Gabriel García Márquez
Junho de 1982.


Gabriel García Márquez nasceu em 1928 na pequena cidade de Aracataca, na Colômbia. Cresceu ao lado de seu avô materno, um coronel da guerra civil no princípio do século. Estudou num colégio jesuíta e posteriormente iniciou o curso de Direito, logo abandonado em virtude de seu trabalho como jornalista. Em 1954 foi para Roma, como correspondente do jornal onde escrevia, e desde então tem vivido em cidades como Paris, New York, Barcelona e México, em um exílio mais ou menos compulsório. Apesar de seu talento como ficcionista e premiado escritor, continua exercendo a profissão de jornalista.

No dia 21 de outubro de 1982 foi agraciado com o Prêmio Nobel de Literatura, quinze anos depois de ter escrito "Cem Anos de Solidão", seu maior sucesso, traduzido em 35 idiomas e com venda calculada em mais de 30 milhões de exemplares.

Em nossos dias circula pela Internet um texto cuja autoria foi atribuída a García Márquez, um tipo de "carta de despedida", pois estaria o autor prestes a falecer em virtude de um câncer linfático. Segundo a "Crônica do falso adeus" de Orlando Maretti, "Gabriel García Márquez, ou Gabo, para os amigos, ... não apenas negou, pela imprensa, que estivesse em estado terminal como também espinafrou a pieguice do texto e seu autor, identificando-o como um subliterato latino-americano. Em recente entrevista ao jornal espanhol El País, o escritor colombiano lamenta a repercussão do texto."

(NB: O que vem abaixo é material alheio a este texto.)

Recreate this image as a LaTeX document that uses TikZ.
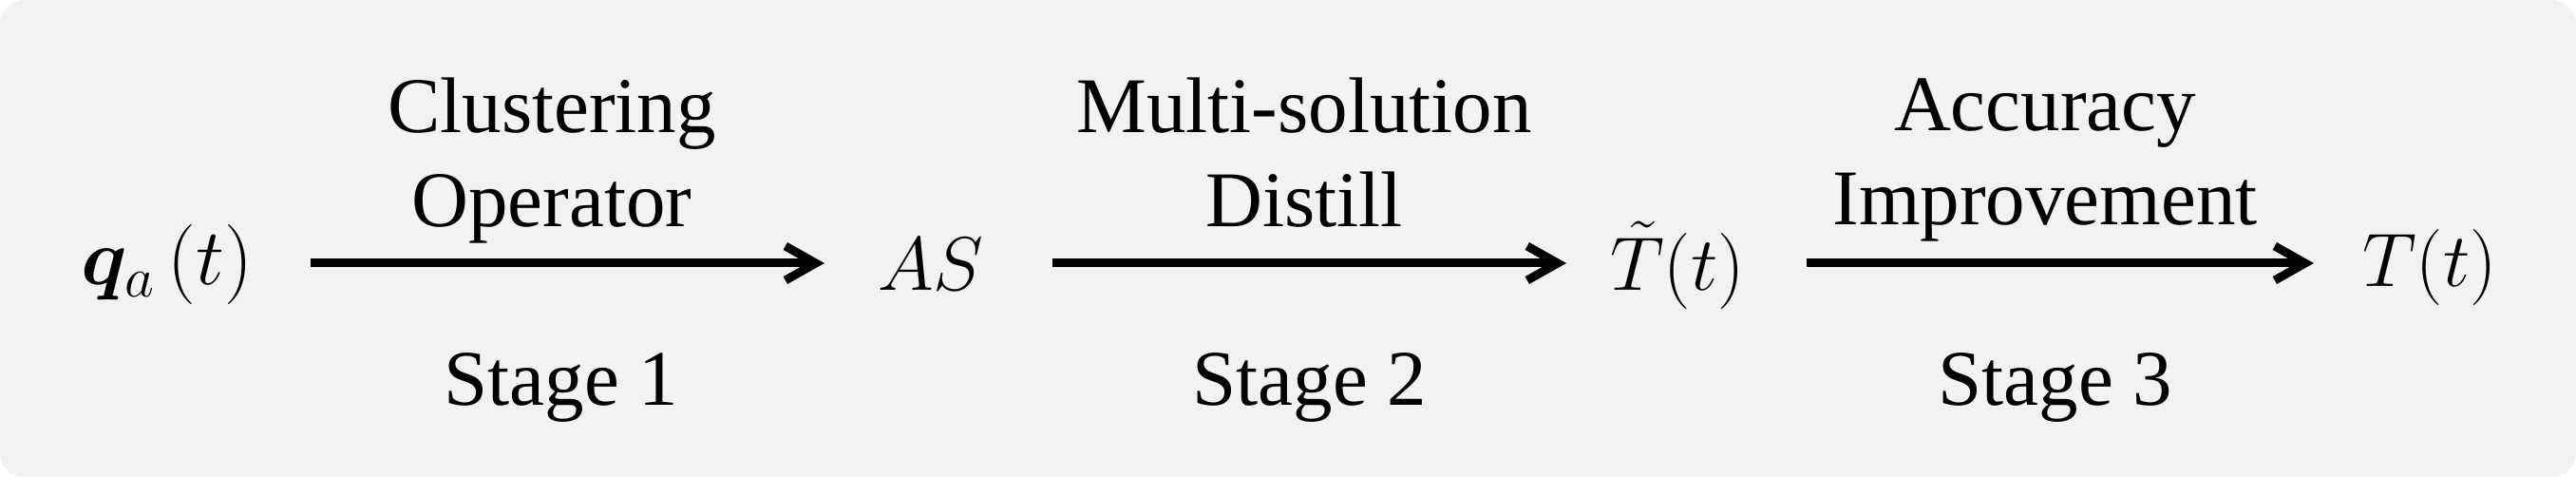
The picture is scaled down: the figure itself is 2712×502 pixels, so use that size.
\RequirePackage{fix-cm}
\documentclass[tikz,border=0pt]{standalone}
\usepackage{bm}
\usepackage{fontspec}
\setmainfont{Liberation Serif}
\usetikzlibrary{arrows.meta}
\definecolor{bgc}{HTML}{F2F2F2}
\tikzset{
  lbl/.style={inner sep=0pt, anchor=base, font=\fontsize{83}{98}\selectfont},
  mth/.style={inner sep=0pt, anchor=base, font=\fontsize{80}{96}\selectfont},
  arr/.style={line width=9pt, -{Straight Barb[length=32pt,width=36pt]}},
}
\newcommand{\subA}{\mbox{\fontsize{60}{60}\selectfont$a$}}
\begin{document}
\begin{tikzpicture}[x=1pt,y=-1pt]
\useasboundingbox (0,0) rectangle (2712,502);
\fill[white] (0,0) rectangle (2712,502);
\fill[bgc, rounded corners=25pt] (0,0) rectangle (2712,502);
\coordinate (y0) at (0,277);
% math nodes
\node[mth, font=\fontsize{84}{96}\selectfont] (q) at (176,300) {$\bm{q}_{\subA}\,(t)$};
\node[mth] (as) at (980,306) {$AS$};
\node[mth] (tt) at (1766,306) {$\tilde{T}(t)$};
\node[mth] (t) at (2558,302) {$T(t)$};
% labels
\node[lbl] (l1a) at (581,140) {Clustering};
\node[lbl] (l1b) at (581,239) {Operator};
\node[lbl] (s1) at (591,427) {Stage 1};
\node[lbl] (l2a) at (1373,140) {Multi-solution};
\node[lbl] (l2b) at (1373,239) {Distill};
\node[lbl] (s2) at (1379,427) {Stage 2};
\node[lbl] (l3a) at (2153,138) {Accuracy};
\node[lbl] (l3b) at (2153,237) {Improvement};
\node[lbl] (s3) at (2164,427) {Stage 3};
% arrows
\draw[arr, shorten <=151pt, shorten >=112pt] (q.center |- y0) -- (as.center |- y0);
\draw[arr, shorten <=128pt, shorten >=117pt] (as.center |- y0) -- (tt.center |- y0);
\draw[arr, shorten <=136pt, shorten >=122pt] (tt.center |- y0) -- (t.center |- y0);
\end{tikzpicture}
\end{document}
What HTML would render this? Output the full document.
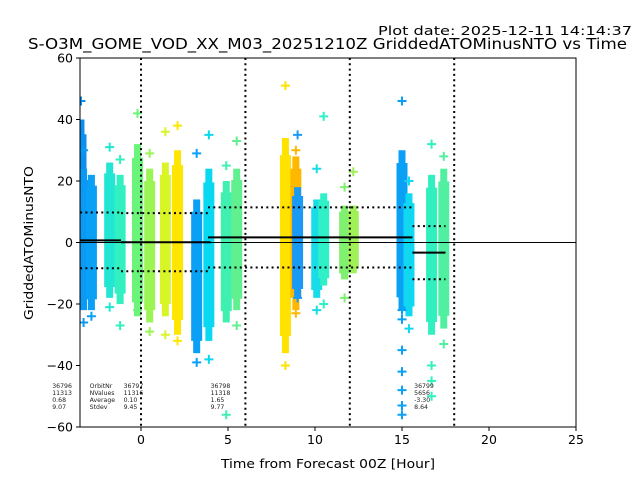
<!DOCTYPE html>
<html><head><meta charset="utf-8"><style>
body{margin:0;background:#fff;}
svg{display:block;font-family:"DejaVu Sans","Liberation Sans",sans-serif;}
</style></head><body>
<svg id="c" width="640" height="480" viewBox="0 0 640 480">
<text x="378" y="35" font-size="12" textLength="254" lengthAdjust="spacingAndGlyphs">Plot date: 2025-12-11 14:14:37</text>
<text x="28" y="49" font-size="15" textLength="599" lengthAdjust="spacingAndGlyphs">S-O3M_GOME_VOD_XX_M03_20251210Z GriddedATOMinusNTO vs Time</text>
<text x="166" y="33" font-size="12.5" textLength="154" lengthAdjust="spacingAndGlyphs" transform="translate(0 486) rotate(-90)">GriddedATOMinusNTO</text>
<text x="221" y="468" font-size="12.5" textLength="214" lengthAdjust="spacingAndGlyphs">Time from Forecast 00Z [Hour]</text>
<g id="plot"></g>
</svg>
<script>
const colX=[-3.45,-3.3,-2.85,-1.8,-1.2,-0.2,0.5,1.4,2.1,3.2,3.9,4.9,5.5,8.3,8.9,9.0,10.1,10.5,11.7,12.2,15.0,15.4,16.7,17.4];
const colHi=[40,24,22,26,22,32,24,26,30,14,24,20,24,34,28,18,14,16,12,12,30,16,22,24];
const colLo=[-20,-22,-22,-18,-20,-24,-26,-24,-30,-36,-32,-26,-22,-36,-22,-18,-18,-14,-12,-10,-22,-24,-30,-28];
const colColor=["#0a8ff0","#0a9af5","#0aa0f5","#22e6d4","#33f0c0","#6af57a","#9af555","#d8f528","#ffe600","#0aa0f5","#08d8f0","#40f0b0","#60f090","#ffe200","#ffb800","#1a9af5","#18dce8","#30f0c8","#80f070","#a0f058","#0aa0f5","#10d8f0","#30f0c0","#50f0a0"];
const outCol=[0,1,1,2,3,3,4,4,5,5,6,6,7,7,8,8,9,9,10,10,11,11,12,12,13,13,14,14,15,15,16,16,17,17,18,18,19,20,20,21,21,22,22,22,23,23,22,20,20,20,20,20,20];
const outVal=[46,30,-26,-24,31,-21,27,-27,42,-22,29,-29,36,-30,38,-32,29,-39,35,-38,25,-56,33,-27,51,-40,30,-23,35,-18,24,-22,41,-20,18,-18,23,46,-22,20,-28,32,-50,-45,28,-33,-40,-25,-35,-42,-48,-53,-56];
const xTicks=[0,5,10,15,20,25];
const yTicks=[60,40,20,0,-20,-40,-60];
const segStart=[-3.5,-1.15,3.85,15.6];
const segEnd=[-1.15,4.0,15.6,17.5];
const segMean=[0.68,0.10,1.65,-3.30];
const segStd=[9.07,9.45,9.77,8.64];
const vLines=[0,6,12,18];
const annX=[-5.1,-2.95,-1.0,4.0,15.7];
const annL1=["36796","OrbitNr","36797","36798","36799"];
const annL2=["11313","NValues","11316","11318","5656"];
const annL3=["0.68","Average","0.10","1.65","-3.30"];
const annL4=["9.07","Stdev","9.45","9.77","8.64"];

const L=80,R=576,T=58,B=427;
const X=v=>141+v*17.4, Y=v=>242.5-v*3.075;
const NS="http://www.w3.org/2000/svg";
const g=document.getElementById('plot');
function mk(t,a,p){const e=document.createElementNS(NS,t);for(const k in a)e.setAttribute(k,a[k]);(p||g).appendChild(e);return e;}
const clip=mk('clipPath',{id:'cl'});mk('rect',{x:L,y:T,width:R-L,height:B-T},clip);
const data=mk('g',{'clip-path':'url(#cl)'});


for(let i=0;i<colX.length;i++){
  const span=colHi[i]-colLo[i];
  const outer=mk('rect',{x:X(colX[i])-5.5,y:Y(colHi[i]-span*0.08),width:11,height:Y(colLo[i]+span*0.08)-Y(colHi[i]-span*0.08),fill:colColor[i]},data);
  
  
  const inner=mk('rect',{x:X(colX[i])-3.5,y:Y(colHi[i]),width:7,height:Y(colLo[i])-Y(colHi[i]),fill:colColor[i]},data);
  
  
}
for(let j=0;j<outCol.length;j++){
  const cx=X(colX[outCol[j]]),cy=Y(outVal[j]);
  const p=mk('path',{d:`M${cx-4.5} ${cy}H${cx+4.5}M${cx} ${cy-4.5}V${cy+4.5}`,stroke:colColor[outCol[j]],'stroke-width':2},data);
  
  
}
mk('line',{x1:L,x2:R,y1:Y(0),y2:Y(0),stroke:'#000','stroke-width':1,});
for(const v of vLines){
  const l=mk('line',{x1:X(v),x2:X(v),y1:T,y2:B,stroke:'#000','stroke-width':2,'stroke-dasharray':'2,3.3'});
  
  
}
for(let i=0;i<segMean.length;i++){
  const m=mk('line',{x1:X(segStart[i]),x2:X(segEnd[i]),y1:Y(segMean[i]),y2:Y(segMean[i]),stroke:'#000','stroke-width':2});
  
  
  for(const s of [1,-1]){
    const d=mk('line',{x1:X(segStart[i]),x2:X(segEnd[i]),y1:Y(segMean[i]+s*segStd[i]),y2:Y(segMean[i]+s*segStd[i]),stroke:'#000','stroke-width':2,'stroke-dasharray':'2,3.3'});
    
    
  }
}
for(let i=0;i<annX.length;i++){
  const t=mk('text',{x:X(annX[i]),y:388,'font-size':6.2,fill:'#222'});
  
  
  [annL1[i],annL2[i],annL3[i],annL4[i]].forEach((s,k)=>{const ts=mk('tspan',{x:X(annX[i]),dy:k?7:0},t);ts.textContent=s;});
}
mk('rect',{x:L,y:T,width:R-L,height:B-T,fill:'none',stroke:'#000','stroke-width':1,});
for(const v of xTicks){
  mk('line',{x1:X(v),x2:X(v),y1:B,y2:B+4,stroke:'#000'});
  const t=mk('text',{x:X(v),y:B+17,'text-anchor':'middle','font-size':12.5});
  t.textContent=v;
  
  
}
for(const v of yTicks){
  mk('line',{x1:L-4,x2:L,y1:Y(v),y2:Y(v),stroke:'#000'});
  const t=mk('text',{x:L-7,y:Y(v)+4.5,'text-anchor':'end','font-size':12.5});
  t.textContent=v<0?'\u2212'+(-v):v;
  
  
}
</script>
</body></html>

Orlando Maretti acrescenta: "...a primeira pista para duvidar da autoria é a insistência na citação vocativa de Deus. Pelo que se sabe, García Márquez é um escritor de esquerda, simpatizante do marxismo, amigo de Fidel Castro, militante de causas sociais. Enfim, um humanista engajado, mas nem de longe seu perfil lembra um religioso."